★★★★☆

109 min | R | April 12, 2024 | A24

Alex Garland makes a war film set in a fractured America and refuses to tell you whose side to take. Kirsten Dunst anchors it with the exhaustion of a woman who has seen too much.

The United States is at war with itself. The president is in his third term. Texas and California have seceded together. The Western Forces are advancing on Washington. A team of journalists decides to drive from New York to DC to interview the president before the capital falls. The film is not about the politics of the war. It is about the journalists covering it. Alex Garland made a deliberate choice to strip the conflict of partisan framing and that choice has infuriated people across the political spectrum. That fury is the point.

Kirsten Dunst plays Lee Smith, a legendary war photographer modeled on real conflict journalists. She is burned out and still working. The trauma is in her face and her posture and her inability to stop taking pictures. Dunst gives one of the best performances of her career. Wagner Moura plays Joel, a reporter with adrenaline addiction disguised as professional drive. Cailee Spaeny plays Jessie, a young photographer who idolizes Lee and does not understand what that admiration costs. Stephen McKinley Henderson plays Sammy, an aging New York Times journalist who provides moral gravity.
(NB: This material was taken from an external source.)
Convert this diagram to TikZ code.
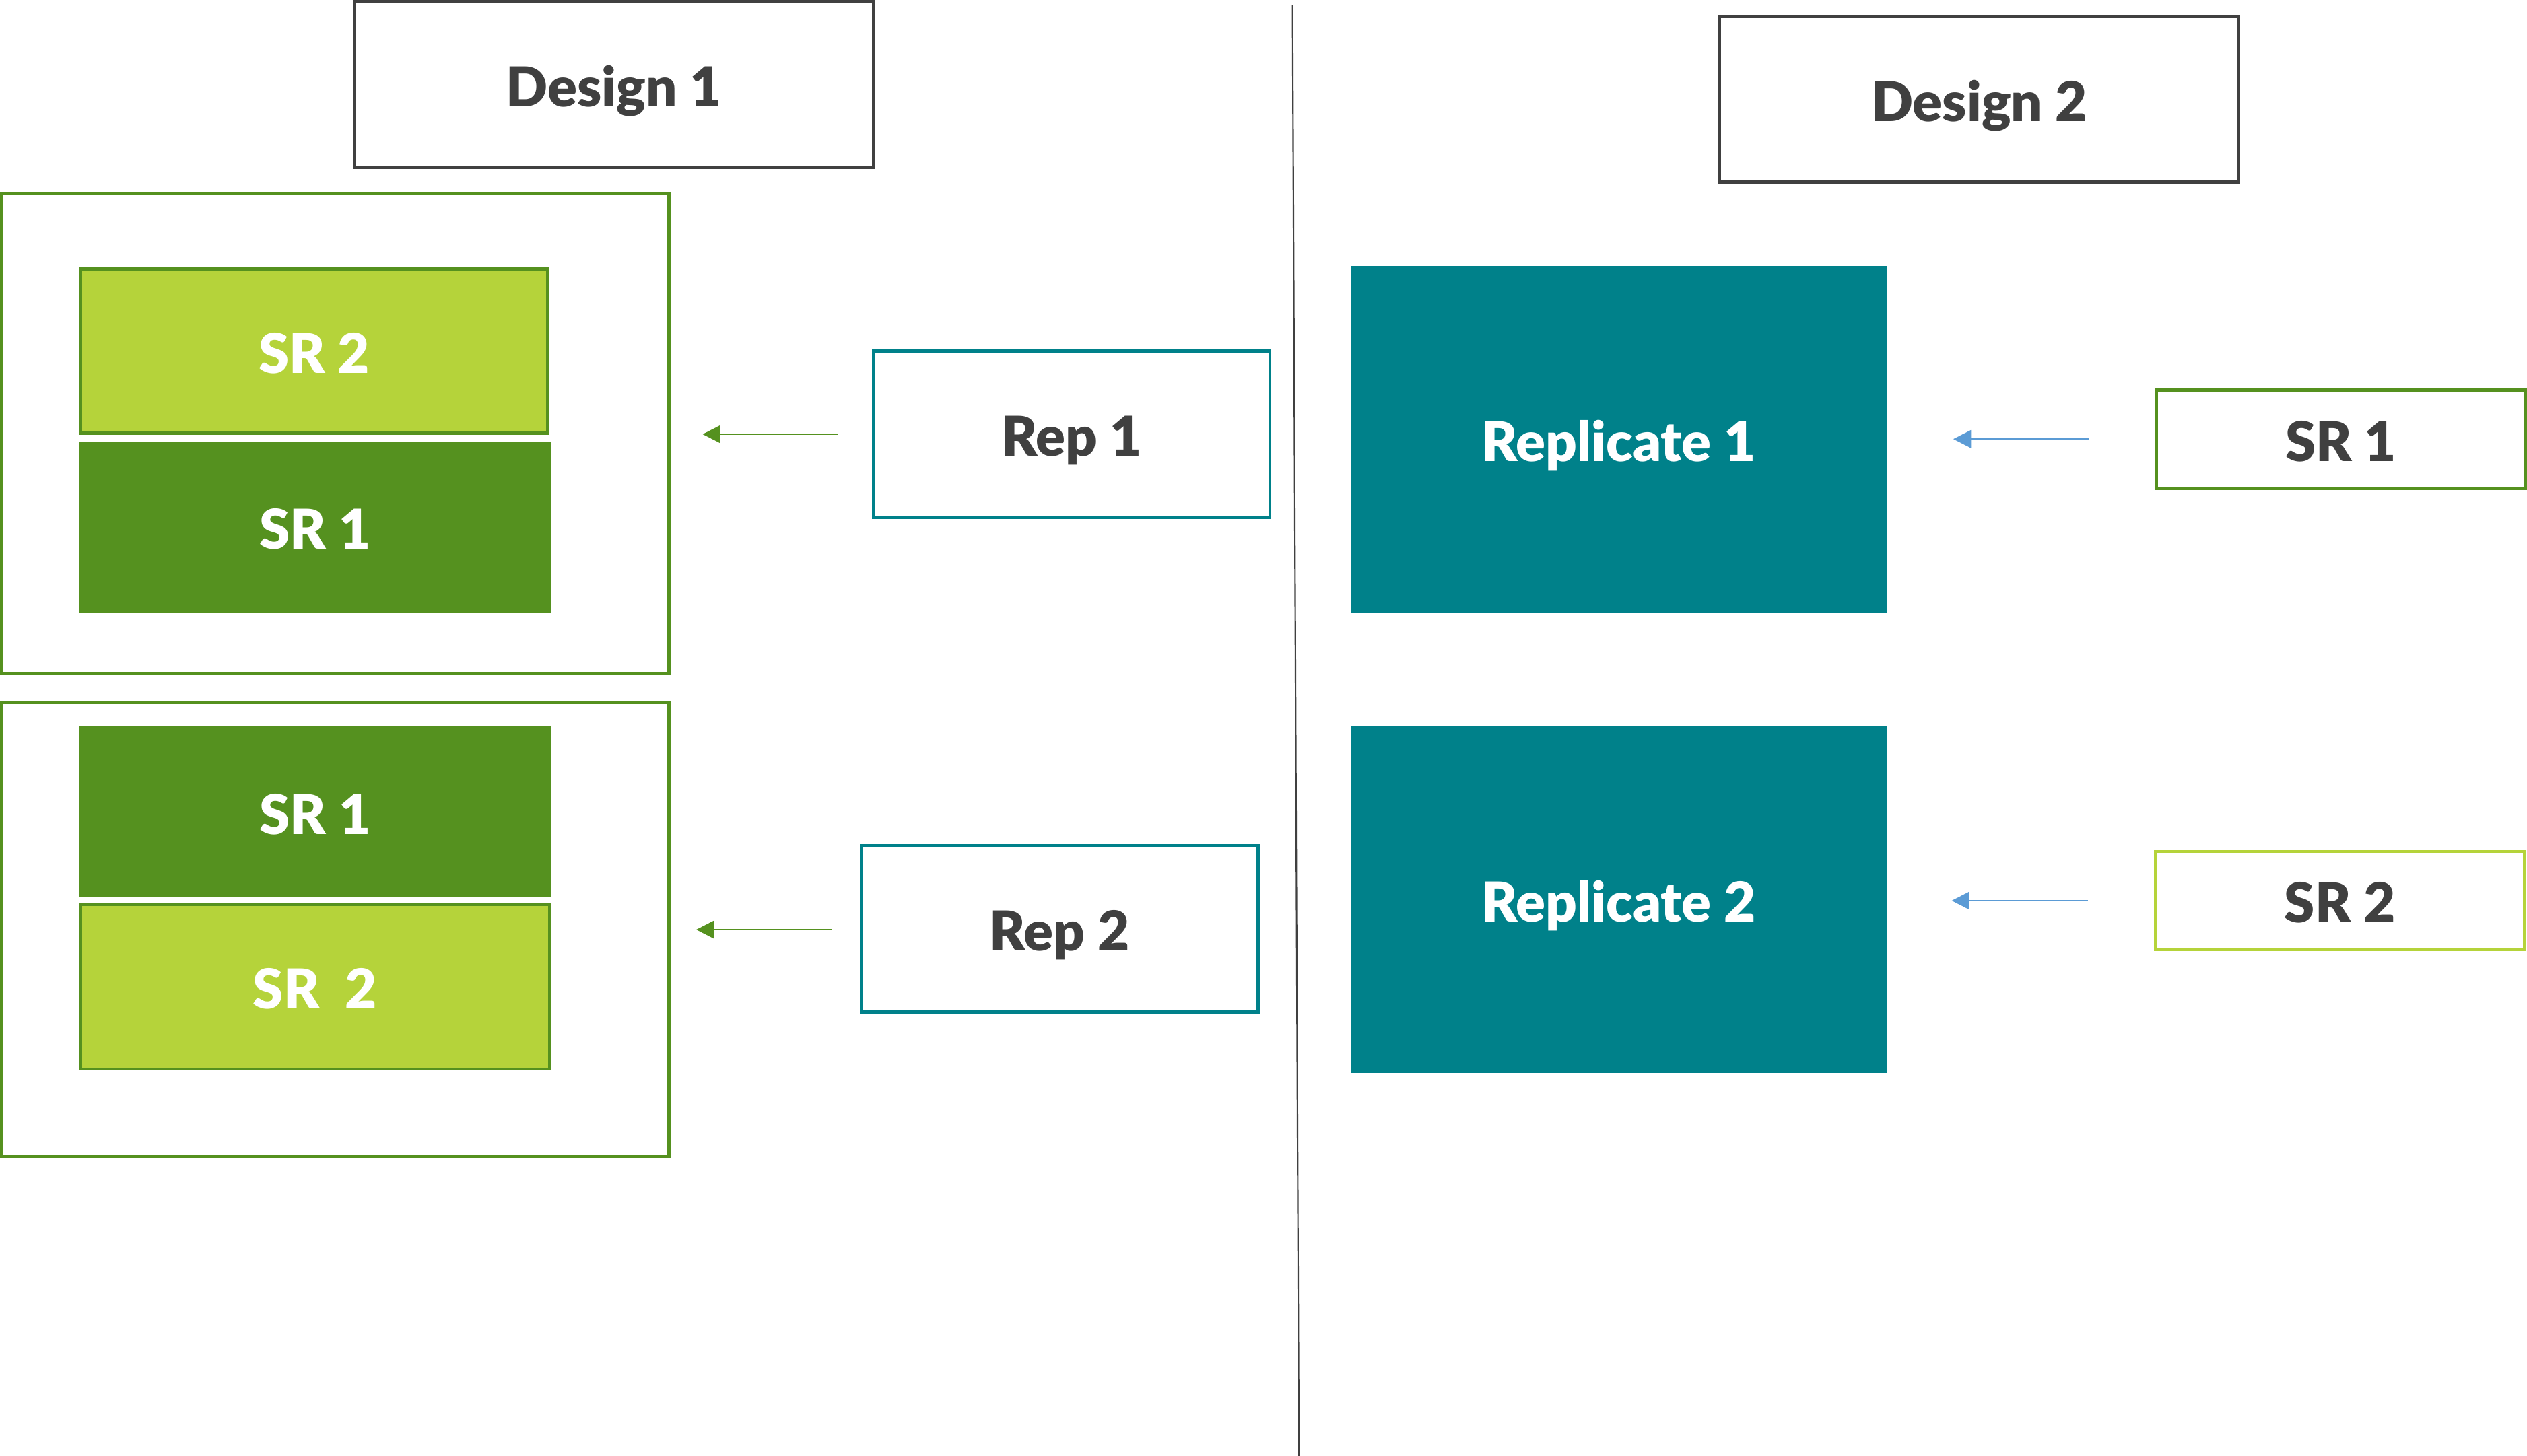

Garland directs with the visual language of embedded war journalism. The violence is sudden and disorienting. A sniper sequence in a small town is one of the most tense scenes in any film this year. Jesse Plemons appears in a single scene that is terrifying in its casual cruelty. The sound design puts you in the firefights. The music choices are jarring and deliberate. The film makes the familiar landscape of America look like every war zone Americans have watched on television and ignored.

The film is about what happens when journalism meets violence and whether bearing witness matters when no one is watching. Garland does not answer that question. He makes you sit with it. A24 spent more on this film than anything they have released. The money is on screen. The ambiguity is earned. This is a film that trusts its audience to be uncomfortable.